Saturday, December 30, 2017

Liberal England in 2017: Part 4


Being Jacob Rees-Mogg is a full-time occupation, or so I argued.

I got to the remains of the lead mine at Snailbeach, so 2017 turned out to be a good year after all.

Writing an article about Richard Rorty for Liberator left me less sure that I agreed with his ideas. He did foresee the rise of Donald Trump though.

A trip to Cambridge convinced me that the railways want you to travel to London and nowhere else, but I did discover film of an old student haunt of mine - the Railway Mania Bar in York. (Don't look for it, It's not there anymore.)

I asked if the Liberal Democrats would win a Sheffield Hallam by-election and recorded an actual success for the party: a former candidate had forced the resignation of the deputy prime minister of Australia.


I found that in 2009 I had inadvertently photographed a relic of a Lincolnshire potato railway.

Good Liberals were up in arms when Damien Green's office was raided, as I reminded my readers.

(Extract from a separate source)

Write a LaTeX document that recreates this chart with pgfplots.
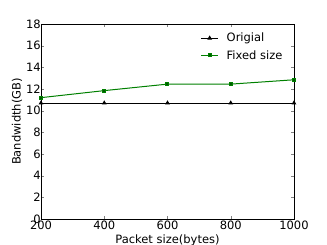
\documentclass[border=0pt]{standalone}
\usepackage{pgfplots}
\pgfplotsset{compat=1.18}
\usepackage{fontspec}
\setmainfont{DejaVu Sans}
\definecolor{mplgreen}{RGB}{0,128,0}
\begin{document}
\begin{tikzpicture}
\begin{axis}[
  at={(0,0)}, anchor=south west,
  scale only axis, width=253pt, height=195pt,
  xmin=200, xmax=1000, ymin=0, ymax=18,
  xtick={200,400,600,800,1000}, ytick={0,2,...,18},
  tick align=inside, tick pos=both,
  major tick length=3pt,
  /pgf/number format/assume math mode=true,
  /pgf/number format/1000 sep={},
  tick label style={font=\fontsize{11.5}{13}\selectfont, inner sep=1pt},
  xticklabel style={yshift=-1pt},
  yticklabel style={xshift=1pt},
  label style={font=\fontsize{11.5}{13}\selectfont},
  xlabel={Packet size(bytes)}, ylabel={Bandwidth(GB)},
  xlabel style={at={(axis description cs:0.5,0)}, anchor=center, yshift=-21pt},
  ylabel style={at={(axis description cs:0,0.5)}, anchor=center, yshift=24pt},
  axis line style={line width=0.6pt},
  legend style={draw=none, fill=none, at={(0.975,0.975)}, anchor=north east,
    font=\fontsize{11.5}{13}\selectfont, row sep=3pt, column sep=6pt},
  legend cell align=left,
]
\addplot[black, line width=1pt, mark=triangle*, mark size=1.8pt] coordinates {
(200,10.7) (400,10.7) (600,10.7) (800,10.7) (1000,10.7)};
\addlegendentry{Origial}
\addplot[mplgreen, line width=1pt, mark=square*, mark size=1.5pt, mark options={fill=mplgreen!70!black}] coordinates {
(200,11.2) (400,11.85) (600,12.45) (800,12.45) (1000,12.85)};
\addlegendentry{Fixed size}
\end{axis}
\pgfresetboundingbox
\path[use as bounding box] (-41pt,-26pt) rectangle (286pt,219pt);
\end{tikzpicture}
\end{document}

Much good it did him.

Vince Cable, I revealed, was naughtier than Theresa May when they were children and I enjoyed the Eric Ravilious & Co. exhibition in Sheffield.

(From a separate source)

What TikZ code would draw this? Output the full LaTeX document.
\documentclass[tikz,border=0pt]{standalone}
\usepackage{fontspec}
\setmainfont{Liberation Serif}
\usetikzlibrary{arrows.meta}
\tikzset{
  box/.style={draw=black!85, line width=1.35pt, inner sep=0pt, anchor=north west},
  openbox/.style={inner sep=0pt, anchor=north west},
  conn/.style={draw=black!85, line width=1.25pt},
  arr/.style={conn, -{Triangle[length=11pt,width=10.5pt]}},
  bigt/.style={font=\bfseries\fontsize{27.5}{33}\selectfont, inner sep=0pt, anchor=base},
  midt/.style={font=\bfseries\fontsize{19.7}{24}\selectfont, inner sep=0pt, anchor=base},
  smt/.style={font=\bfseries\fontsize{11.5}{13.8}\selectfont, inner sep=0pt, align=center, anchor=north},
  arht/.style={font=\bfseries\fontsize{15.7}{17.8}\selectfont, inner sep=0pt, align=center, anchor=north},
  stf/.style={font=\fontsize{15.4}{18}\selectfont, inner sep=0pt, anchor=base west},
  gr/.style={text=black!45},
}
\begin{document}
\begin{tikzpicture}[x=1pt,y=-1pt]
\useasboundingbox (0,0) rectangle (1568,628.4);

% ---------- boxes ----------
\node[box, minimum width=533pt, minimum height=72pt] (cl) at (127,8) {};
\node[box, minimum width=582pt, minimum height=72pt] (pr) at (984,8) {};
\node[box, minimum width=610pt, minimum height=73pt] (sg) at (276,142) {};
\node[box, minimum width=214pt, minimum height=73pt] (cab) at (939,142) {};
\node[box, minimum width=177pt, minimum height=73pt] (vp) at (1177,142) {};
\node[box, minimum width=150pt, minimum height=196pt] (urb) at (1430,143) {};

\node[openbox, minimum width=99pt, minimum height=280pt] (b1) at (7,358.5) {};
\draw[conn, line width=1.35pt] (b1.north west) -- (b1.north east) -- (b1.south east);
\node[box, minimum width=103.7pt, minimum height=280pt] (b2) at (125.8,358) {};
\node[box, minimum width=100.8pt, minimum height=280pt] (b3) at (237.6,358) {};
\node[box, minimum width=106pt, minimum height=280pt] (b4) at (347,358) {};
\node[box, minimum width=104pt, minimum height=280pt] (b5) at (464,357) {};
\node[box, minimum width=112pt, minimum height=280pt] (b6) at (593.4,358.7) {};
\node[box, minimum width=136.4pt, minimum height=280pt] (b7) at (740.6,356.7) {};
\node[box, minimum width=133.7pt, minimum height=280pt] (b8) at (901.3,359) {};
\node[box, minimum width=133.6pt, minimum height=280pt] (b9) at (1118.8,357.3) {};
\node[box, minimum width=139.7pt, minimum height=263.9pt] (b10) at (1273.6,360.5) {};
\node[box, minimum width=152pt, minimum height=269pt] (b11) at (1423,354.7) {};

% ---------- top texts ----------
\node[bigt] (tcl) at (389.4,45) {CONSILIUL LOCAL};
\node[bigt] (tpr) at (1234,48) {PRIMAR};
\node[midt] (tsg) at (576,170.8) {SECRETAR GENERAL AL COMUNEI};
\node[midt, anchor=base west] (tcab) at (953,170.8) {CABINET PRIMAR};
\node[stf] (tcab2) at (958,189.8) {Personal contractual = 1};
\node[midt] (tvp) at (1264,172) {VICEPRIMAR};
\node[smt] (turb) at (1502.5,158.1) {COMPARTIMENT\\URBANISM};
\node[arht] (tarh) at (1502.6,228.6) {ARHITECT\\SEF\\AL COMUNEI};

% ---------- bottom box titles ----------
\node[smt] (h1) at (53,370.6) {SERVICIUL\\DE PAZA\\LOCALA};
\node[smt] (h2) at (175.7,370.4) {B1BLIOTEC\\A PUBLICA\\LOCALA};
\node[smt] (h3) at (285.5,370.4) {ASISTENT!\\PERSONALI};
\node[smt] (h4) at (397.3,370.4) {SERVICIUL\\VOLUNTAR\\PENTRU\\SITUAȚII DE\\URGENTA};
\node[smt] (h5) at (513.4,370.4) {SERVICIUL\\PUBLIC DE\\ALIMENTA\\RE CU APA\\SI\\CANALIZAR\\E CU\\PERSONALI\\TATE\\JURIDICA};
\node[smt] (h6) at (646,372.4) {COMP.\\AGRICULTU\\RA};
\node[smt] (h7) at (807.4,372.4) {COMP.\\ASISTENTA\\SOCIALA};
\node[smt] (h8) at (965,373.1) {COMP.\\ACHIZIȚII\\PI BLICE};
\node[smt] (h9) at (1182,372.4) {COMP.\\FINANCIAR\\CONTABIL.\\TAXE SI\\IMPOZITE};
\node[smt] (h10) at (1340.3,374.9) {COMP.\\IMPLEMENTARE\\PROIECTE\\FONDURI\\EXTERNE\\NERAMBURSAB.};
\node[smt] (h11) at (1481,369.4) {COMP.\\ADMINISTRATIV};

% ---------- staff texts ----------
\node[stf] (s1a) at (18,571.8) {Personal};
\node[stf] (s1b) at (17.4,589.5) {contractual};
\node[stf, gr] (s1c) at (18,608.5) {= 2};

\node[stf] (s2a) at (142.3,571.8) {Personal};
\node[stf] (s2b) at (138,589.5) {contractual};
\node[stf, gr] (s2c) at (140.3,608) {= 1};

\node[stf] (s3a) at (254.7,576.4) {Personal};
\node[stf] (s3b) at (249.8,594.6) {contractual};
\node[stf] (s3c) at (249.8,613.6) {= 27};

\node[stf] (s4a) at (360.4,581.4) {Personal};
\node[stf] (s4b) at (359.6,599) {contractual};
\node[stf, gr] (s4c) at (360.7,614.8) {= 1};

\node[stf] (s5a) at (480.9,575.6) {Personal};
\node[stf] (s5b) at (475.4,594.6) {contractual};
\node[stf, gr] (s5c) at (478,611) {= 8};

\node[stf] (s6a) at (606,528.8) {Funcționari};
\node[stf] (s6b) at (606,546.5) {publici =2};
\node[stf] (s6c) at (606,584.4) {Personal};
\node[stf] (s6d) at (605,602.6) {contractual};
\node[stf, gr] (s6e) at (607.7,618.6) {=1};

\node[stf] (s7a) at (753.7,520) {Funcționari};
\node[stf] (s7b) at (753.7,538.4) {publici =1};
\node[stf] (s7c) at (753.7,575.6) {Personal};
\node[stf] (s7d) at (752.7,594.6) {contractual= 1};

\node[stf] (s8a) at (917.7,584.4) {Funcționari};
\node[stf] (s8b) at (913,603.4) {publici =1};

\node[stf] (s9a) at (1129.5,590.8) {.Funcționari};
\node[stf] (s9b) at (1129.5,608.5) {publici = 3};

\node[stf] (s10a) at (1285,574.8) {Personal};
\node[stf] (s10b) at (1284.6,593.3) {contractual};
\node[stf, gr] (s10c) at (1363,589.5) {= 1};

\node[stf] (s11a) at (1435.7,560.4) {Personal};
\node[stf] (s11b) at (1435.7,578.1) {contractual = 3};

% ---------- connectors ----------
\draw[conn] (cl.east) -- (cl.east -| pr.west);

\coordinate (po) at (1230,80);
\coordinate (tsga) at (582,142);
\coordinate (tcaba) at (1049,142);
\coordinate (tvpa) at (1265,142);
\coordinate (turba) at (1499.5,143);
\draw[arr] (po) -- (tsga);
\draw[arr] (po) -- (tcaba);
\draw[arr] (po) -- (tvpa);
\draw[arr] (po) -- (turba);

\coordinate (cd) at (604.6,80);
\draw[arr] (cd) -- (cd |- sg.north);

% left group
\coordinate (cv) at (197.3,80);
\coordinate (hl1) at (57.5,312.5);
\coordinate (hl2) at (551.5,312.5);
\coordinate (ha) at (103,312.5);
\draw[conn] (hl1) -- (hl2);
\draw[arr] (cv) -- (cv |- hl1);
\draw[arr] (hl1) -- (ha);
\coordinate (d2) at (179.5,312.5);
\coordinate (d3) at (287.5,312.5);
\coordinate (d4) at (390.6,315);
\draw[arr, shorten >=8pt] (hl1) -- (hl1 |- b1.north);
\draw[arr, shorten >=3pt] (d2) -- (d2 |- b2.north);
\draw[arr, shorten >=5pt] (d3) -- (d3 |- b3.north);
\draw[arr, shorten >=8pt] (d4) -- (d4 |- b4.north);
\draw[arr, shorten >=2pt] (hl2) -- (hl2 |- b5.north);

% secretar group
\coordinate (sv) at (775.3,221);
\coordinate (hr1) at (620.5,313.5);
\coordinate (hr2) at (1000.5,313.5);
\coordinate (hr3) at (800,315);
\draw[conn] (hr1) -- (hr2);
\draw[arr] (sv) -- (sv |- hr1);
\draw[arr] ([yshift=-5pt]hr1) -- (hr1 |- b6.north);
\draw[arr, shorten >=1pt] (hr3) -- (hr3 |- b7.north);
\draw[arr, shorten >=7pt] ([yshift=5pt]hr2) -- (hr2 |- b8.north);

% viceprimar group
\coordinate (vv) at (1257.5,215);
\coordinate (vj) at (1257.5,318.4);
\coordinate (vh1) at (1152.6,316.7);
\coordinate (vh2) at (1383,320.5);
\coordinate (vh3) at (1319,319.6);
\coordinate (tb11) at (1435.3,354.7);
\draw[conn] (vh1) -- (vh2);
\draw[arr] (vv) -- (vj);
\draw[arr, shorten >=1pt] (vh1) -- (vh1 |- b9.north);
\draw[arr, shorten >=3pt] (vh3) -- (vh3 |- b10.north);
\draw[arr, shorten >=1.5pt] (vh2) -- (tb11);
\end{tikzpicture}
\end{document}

While bidding farewell to Phil Reilly as the Lib Dems' director of communications, I took issue with his account of the party's history.

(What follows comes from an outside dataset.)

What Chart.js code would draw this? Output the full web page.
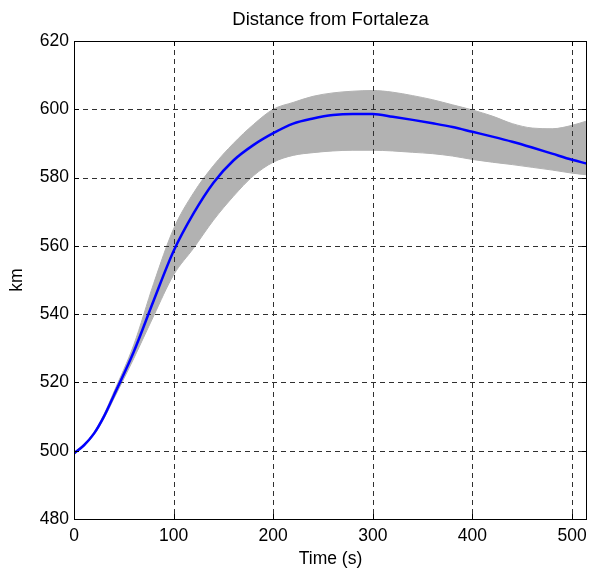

A walk through what was once Leicester's most notorious slum district revealed connections with Jack the Ripper and a 19th-century cricket ground. Now that's psychogeography.


Santa's sleigh run was called off in Market Harborough because there was too much snow.

I reported the good news that the chequered skipper butterfly is to be reintroduced to Rockingham Forest.

Discussion of the Wild Hunt gave me an excuse to quote from Malcolm Saville's Seven White Gates:
Shadowy in the thickening mist, the two girls seemed to see a figure on horseback waving ghostly arms but no sound of hooves came to their straining ears. Then far away on the hilltop, it seemed to Peter that tiny, gnome-like figures flitted in uncanny procession. 
Talking of children's books, I mounted a staunch defence of Ladybird Books: "I cannot think of a more progressive children's published in their era."

I watched DVDs of Tom Brown's Schooldays from 1971 and The Strange World of Gurney Slade from 1960.